"Eles Voltam" estreia na próxima sexta-feira, dia 7 de março. O título promete, mas bem, acontece que eles não voltaram. A história conta a trajetória de Cris, que depois de uma briga com o irmão, é deixada na estrada pelos pais. Depois de perceberem que os pais não vão voltar, o irmão sai para procurar ajuda. Cris continua no meio da estrada do interior, esperando. Até que vê que ninguém vai voltar, e segue, meio que sem rumo, em frente. No começo, nem dá para saber se ela realmente quer voltar para casa ou não, tamanho seu silêncio e aceitação.
Ela é ajudada por um adolescente que mora em um acampamento do MST, o que contrasta incrivelmente com sua origem de classe média de Recife. O que constrói o filme são essas contradições brasileiras que todo mundo sabe que existe, mas poucas pessoas presenciam.

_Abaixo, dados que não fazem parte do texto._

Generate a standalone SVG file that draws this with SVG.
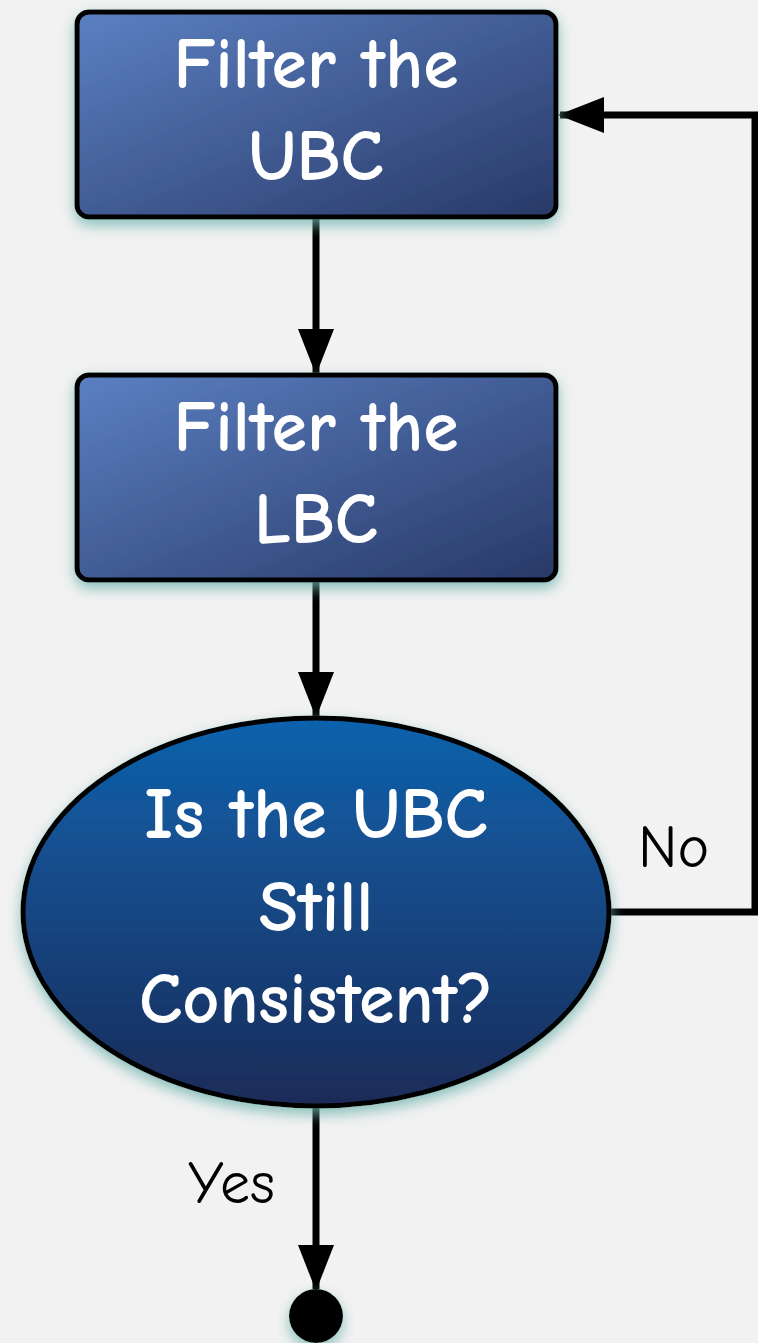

Quantos, provenientes da classe média urbana, já estiveram em um acampamento do MST?
É interessante também a retomada do cinema nordestino, especialmente quando se vive no pólo Rio-São Paulo. Ir no cinema e ver um outro tipo de Brasil, de brasileiro é simplesmente bonito. Pensamos no Brasil e encarnamos os cariocas como brasileiros, esquecendo que num país com mais de sete milhões de metros quadrados e mais de 200 milhões de pessoas, ser carioca é ser do Rio, e não ser do Brasil. Rio e São Paulo englobam pouco mais de 30 milhões. São 170 milhões espalhados pelo resto do território, fazendo cultura, festa e cinema, de um jeito diferente. E tão pouco chega até nós! Acabamos nos acostumando com a produção do mesmo, com os mesmos sotaques, os mesmos problemas, as mesmas belezas. E ninguém parece perceber. Até tomarmos uma porrada na cara, como foi O som ao redor. E a partir disso, outros empurrões, como Cine Holliúdiy e, agora, Eles Voltam.

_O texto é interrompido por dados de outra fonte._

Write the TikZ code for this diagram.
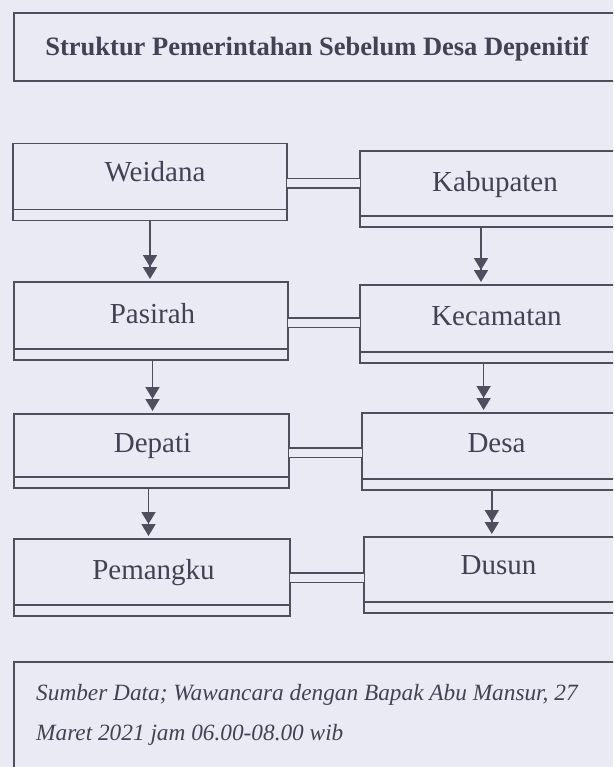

Maria Luiza Tavares, encarnando Cris, de 12 anos, tem um sotaque encantador, assim como Elayne de Souza, uma amiga da família que ela finalmente encontra depois de certo tempo. O diretor do filme, Marcello Lordello, escolheu, no seu filme de estreia, trabalhar com não-atores. Essencial. Impossível para um ator ter as rugas e os trejeitos da mãe do menino do MST, que socorre Cris. Talvez impossível alguém interpretar a passividade de Cris, que parece ser mesmo é de Maria Luiza. Em entrevista, Marcello disse que quis não atores depois de assistir Iracema, uma Transa Amazônica, do Orlando Senna e do Jorge Bodanzky e Os Incompreendidos, de Truffaut,.

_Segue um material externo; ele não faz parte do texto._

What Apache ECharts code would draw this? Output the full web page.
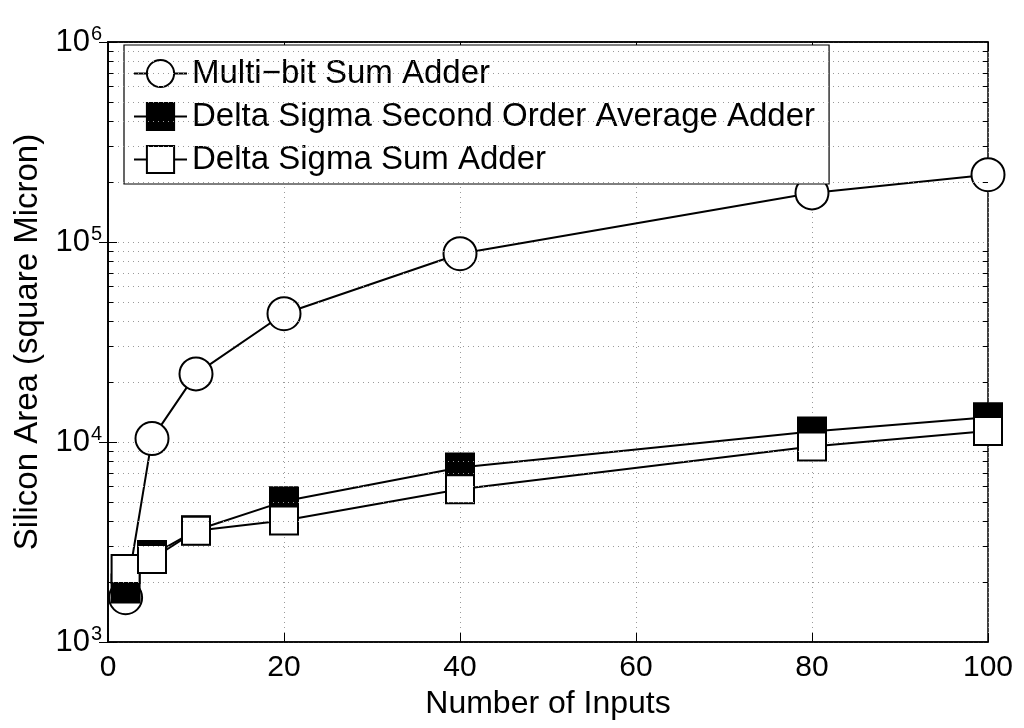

Interessante também a trajetória do irmão não ser mencionada. Interessante e acertado. Cris é o centro, não porque é protagonista, mas porque é uma das protagonistas de inúmeras histórias. A impressão é que cada personagem daria um filme. A beleza natural de Elayne, sua história de jovem meio perdida, a intelectualidade brasileira em meio a pós graduação, drogas e amores sem jeito poderiam dar outro filme (por favor!). Sem contar as filhas da senhora do MST que, num segundo momento, ajuda Cris. Como será a vida dessas meninas do interior, do MST, que ajudam a mãe como faxineira, mas querem fazer faculdade em outra cidade?
O filme vale a pena pelos sotaques, pela beleza das cenas e pelo silêncio, que as vezes é difícil de encontrar na dose certa. Que mais gente do nordeste chegue até o circuito nacional. E mais gente do sul, centro-oeste, norte... Mais uma vez penso no dia que todos as salas de um cinema serão ocupados por filmes nacionais, não seria tão bonito?
E vida longa ao cinema nacional que "pensa fora da caixa". O cinema nordestino, em especial o pernambucano, é o principal cartaz da cinematografia nacional já há algum tempo e produções como "Eles voltam" sinalizam que esse paradigma deve ser mantido por algum tempo.